The application of mobile robots and artificial intelligence technology has shown great application prospects in many fields. The ability of intelligent obstacle avoidance is the basis for the deep application of mobile robots. However, there are often more or less uncertain factors in the actual operating environment of the robot, such as people or objects that are not updated in time or temporarily appear. Therefore, it is an important step to complete the automatic learning of obstacle avoidance for mobile robots. In a nondeterministic environment, a mobile robot intelligent obstacle avoidance algorithm based on an improved fuzzy neural network with self-learning is firstly proposed. The mobile robot intelligent obstacle avoidance system is constructed through the reaction layer, the deliberation layer, and the supervision layer. Through the analysis of sensor performance, model accuracy, path obstacle avoidance optimization, and obstacle avoidance simulation, the following conclusions are drawn. First, through network training, the accuracy rate of the test set is stable at 98%, and the loss of the function value has also been reduced from the original 0.79 to 0.08, which is 10 times smaller. Second, the traditional single sensor cannot meet the obstacle avoidance requirements of robots, and mobile robots must combine multipurpose technology.

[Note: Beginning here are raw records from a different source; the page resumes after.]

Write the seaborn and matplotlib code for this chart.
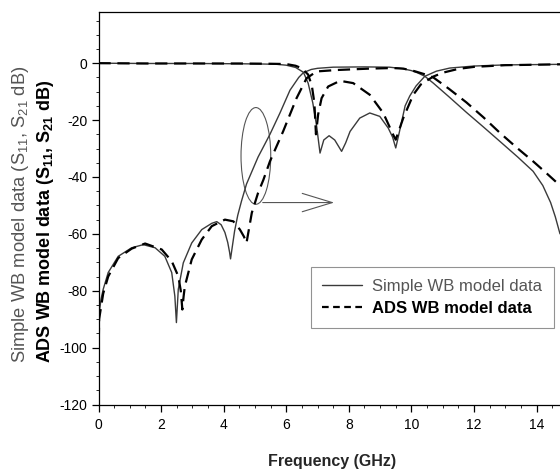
import numpy as np
import pandas as pd
import seaborn as sns
import matplotlib
matplotlib.use("Agg")
import matplotlib.pyplot as plt
from matplotlib.lines import Line2D
from matplotlib.patches import Ellipse
from matplotlib.ticker import MultipleLocator

# ---------------- data ----------------
simple_s21_f = [0.0, 0.02, 0.08, 0.15, 0.31, 0.63, 1.06, 1.43, 1.81, 2.12, 2.34, 2.44, 2.49,
                2.55, 2.71, 2.98, 3.3, 3.62, 3.78, 3.92, 4.04, 4.13, 4.19, 4.22, 4.27, 4.35,
                4.45, 4.57, 4.73, 5.1, 5.48, 5.8, 6.12, 6.4, 6.55, 6.8, 7.0, 7.5, 8.5, 9.3,
                9.7, 10.0, 10.2, 10.43, 10.7, 11.2, 11.76, 12.3, 12.83, 13.4, 13.89, 14.2,
                14.45, 14.6, 14.75]
simple_s21_db = [-105, -88, -83, -79.5, -73.6, -67.9, -64.9, -63.8, -64.9, -67.9, -73.6, -81.9, -91.2,
                 -79.5, -70.2, -63.2, -58.5, -56.3, -55.7, -56.8, -59.5, -63, -66.5, -68.8, -65, -59,
                 -53.5, -48.5, -42.5, -33, -25, -17.5, -9.5, -5, -3.3, -2.2, -1.8, -1.4, -1.3, -1.4,
                 -1.9, -2.6, -3.4, -4.6, -7, -11.8, -17.3, -22.4, -27.5, -33, -38, -43,
                 -49, -54, -60]

simple_s11_f = [0.0, 1.5, 3.0, 4.5, 5.3, 5.7, 6.0, 6.3, 6.55, 6.7, 6.85, 6.97, 7.08, 7.2, 7.37,
                7.55, 7.77, 7.9, 8.04, 8.35, 8.67, 8.99, 9.26, 9.4, 9.5, 9.6, 9.69, 9.8, 9.95,
                10.15, 10.43, 10.8, 11.23, 12.0, 13.0, 14.75]
simple_s11_db = [0.0, -0.1, -0.1, -0.2, -0.3, -0.4, -0.7, -1.5, -3.2, -7, -14, -22, -31.6, -27, -25.5,
                 -27, -31, -28, -24, -19.3, -17.5, -18.7, -22.8, -26, -29.8, -25, -20.5, -15, -11.5,
                 -8, -4.6, -2.8, -1.7, -1.0, -0.6, -0.4]

ads_s21_f = [0.0, 0.02, 0.15, 0.31, 0.63, 1.06, 1.49, 2.02, 2.34, 2.55, 2.63, 2.68, 2.72, 2.76,
             2.98, 3.3, 3.62, 4.04, 4.31, 4.52, 4.65, 4.73, 4.9, 5.1, 5.27, 5.48, 5.9, 6.33,
             6.65, 6.97, 7.61, 8.67, 9.4, 9.74, 10.1, 10.4, 10.7, 11.2, 11.76, 12.3, 12.83,
             13.4, 13.89, 14.3, 14.75]
ads_s21_db = [-104, -90, -81, -75, -68.5, -65.2, -63.4, -65.5, -69.6, -74.9, -80, -86.6, -82, -78.4,
              -69, -62, -57.3, -55, -55.6, -58.5, -61, -63.2, -52.6, -45.6, -41, -34.5, -24, -12.3,
              -5.3, -2.9, -2.4, -1.9, -1.7, -1.9, -2.8, -3.8, -5, -9, -13.8, -19, -24.5,
              -30, -34.5, -38.5, -43]

ads_s11_f = [0.0, 1.5, 3.0, 4.5, 5.5, 6.0, 6.3, 6.5, 6.7, 6.82, 6.9, 6.95, 7.02, 7.13, 7.34,
             7.72, 8.14, 8.67, 9.1, 9.42, 9.5, 9.74, 10.06, 10.3, 10.7, 11.02, 11.5, 12.0,
             13.0, 14.75]
ads_s11_db = [0.0, -0.1, -0.1, -0.1, -0.2, -0.3, -0.9, -1.8, -4, -8, -14, -25, -18, -12.3, -8.2,
              -6.2, -7, -11.1, -17.5, -25.2, -26.9, -19.3, -11.1, -7.5, -4.7, -3.3, -2, -1.3,
              -0.7, -0.4]

legend_labels = ["Simple WB model data", "ADS WB model data"]
x_ticks = [0, 2, 4, 6, 8, 10, 12, 14]
y_ticks = [-120, -100, -80, -60, -40, -20, 0]

# ---------------- style ----------------
sns.set_theme(style="ticks")
plt.rcParams["font.family"] = ["Liberation Sans", "DejaVu Sans"]
plt.rcParams["axes.unicode_minus"] = False
plt.rcParams["mathtext.fontset"] = "custom"
plt.rcParams["mathtext.rm"] = "Liberation Sans"
plt.rcParams["mathtext.bf"] = "Liberation Sans:bold"
plt.rcParams["mathtext.it"] = "Liberation Sans:italic"

W, H = 560, 473
fig = plt.figure(figsize=(W / 100, H / 100), dpi=100)
ax_left, ax_right, ax_top, ax_bottom = 98.5, 560, 12, 404.5
ax = fig.add_axes([ax_left / W, 1 - ax_bottom / H, (ax_right - ax_left) / W, (ax_bottom - ax_top) / H])

solid_kw = dict(color="#3a3a3a", linewidth=1.0, estimator=None, sort=False, ax=ax, legend=False)
dash_kw = dict(color="black", linewidth=1.6, estimator=None, sort=False, ax=ax, legend=False)

sns.lineplot(x=simple_s21_f, y=simple_s21_db, **solid_kw)
sns.lineplot(x=simple_s11_f, y=simple_s11_db, **solid_kw)
l1 = sns.lineplot(x=ads_s21_f, y=ads_s21_db, **dash_kw)
sns.lineplot(x=ads_s11_f, y=ads_s11_db, **dash_kw)
for ln in ax.get_lines()[2:]:
    ln.set_dashes((5.5, 3))

ax.set_xlim(0, 14.75)
ax.set_ylim(-120, 18)
ax.set_xticks(x_ticks)
ax.set_yticks(y_ticks)
ax.xaxis.set_minor_locator(MultipleLocator(0.5))
ax.yaxis.set_minor_locator(MultipleLocator(5))
ax.tick_params(axis="both", which="major", direction="out", length=5, width=0.9,
               labelsize=10, colors="black", pad=5)
ax.tick_params(axis="both", which="minor", direction="out", length=2.5, width=0.7)
ax.tick_params(axis="y", pad=3)
ax.spines["right"].set_visible(False)
for s in ["left", "bottom", "top"]:
    ax.spines[s].set_color("black")
    ax.spines[s].set_linewidth(0.9)
ax.set_xlabel("")
ax.set_ylabel("")

# annotation: ellipse + arrow
ell_center = (5.03, -32.6)
ax.add_patch(Ellipse(ell_center, width=0.95, height=34, angle=0, fill=False,
                     edgecolor="#555555", linewidth=0.8))
ax.annotate("", xy=(7.62, -49), xytext=(5.16, -49),
            arrowprops=dict(arrowstyle="->,head_length=1.8,head_width=0.55",
                            color="#555555", linewidth=0.8))

# legend
handles = [Line2D([], [], color="#3a3a3a", linewidth=1.0),
           Line2D([], [], color="black", linewidth=1.6, dashes=(3, 2))]
leg = ax.legend(handles, legend_labels, loc="lower left", bbox_to_anchor=(0.46, 0.195),
                fontsize=12, frameon=True, fancybox=False, handlelength=2.4,
                handletextpad=0.6, labelspacing=0.45, borderpad=0.7, borderaxespad=0)
leg.get_frame().set_edgecolor("#777777")
leg.get_frame().set_linewidth(0.8)
texts = leg.get_texts()
texts[0].set_color("#555555")
texts[1].set_color("black")
texts[1].set_fontweight("bold")

# axis labels
fig.text(332 / W, 1 - 461 / H, "Frequency (GHz)", ha="center", va="center",
         fontsize=11.5, fontweight="bold")
fig.text(21 / W, 1 - 363 / H, r"Simple WB model data (S$_{11}$, S$_{21}$ dB)",
         rotation=90, ha="center", va="bottom", fontsize=13.2, color="#555555")
fig.text(46 / W, 1 - 363 / H, r"ADS WB model data (S$_{\mathbf{11}}$, S$_{\mathbf{21}}$ dB)",
         rotation=90, ha="center", va="bottom", fontsize=13, fontweight="bold", color="black")

fig.savefig("out.png", dpi=100)
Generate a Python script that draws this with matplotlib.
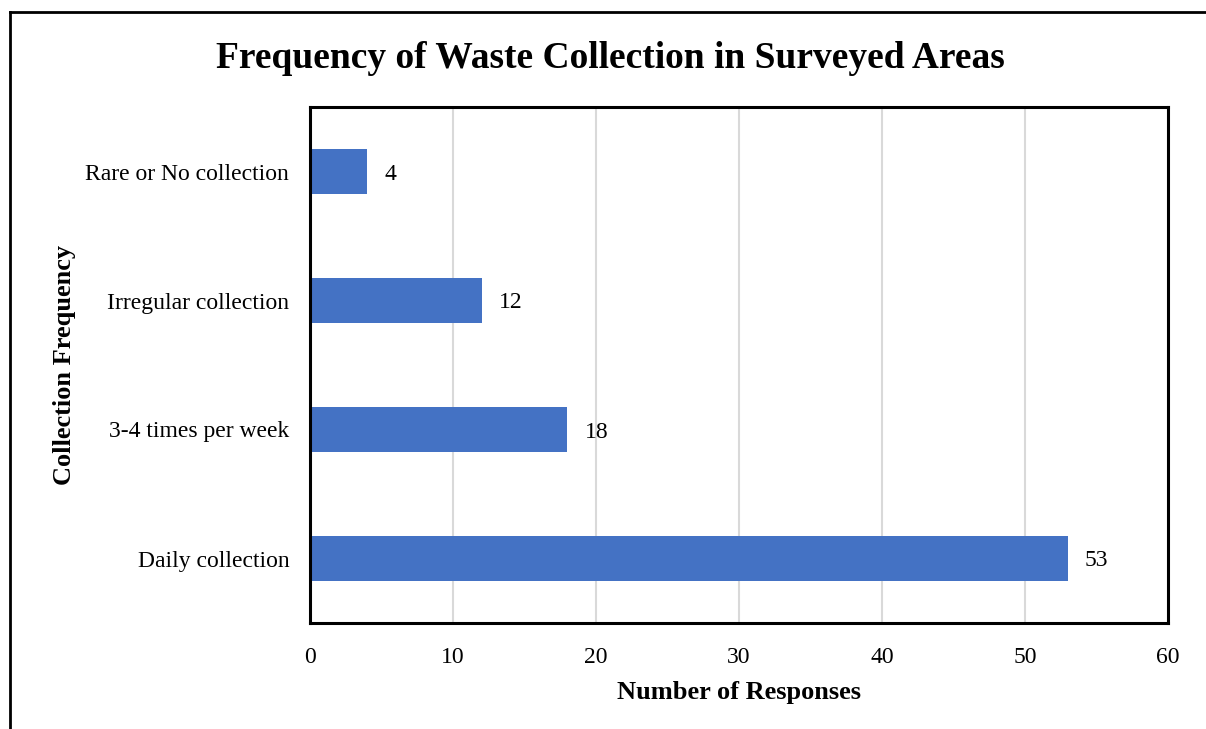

Third, the algorithm in this paper encounters the following. When there are obstacles, the path is dominated by straight lines, obstacle avoidance planning is optimal, and the distance is shorter. Fourth, the larger N: M, the larger the solution space, indicating that this algorithm gradually improves the search efficiency to the greatest extent and can handle any form of medium and large scale task allocation problem.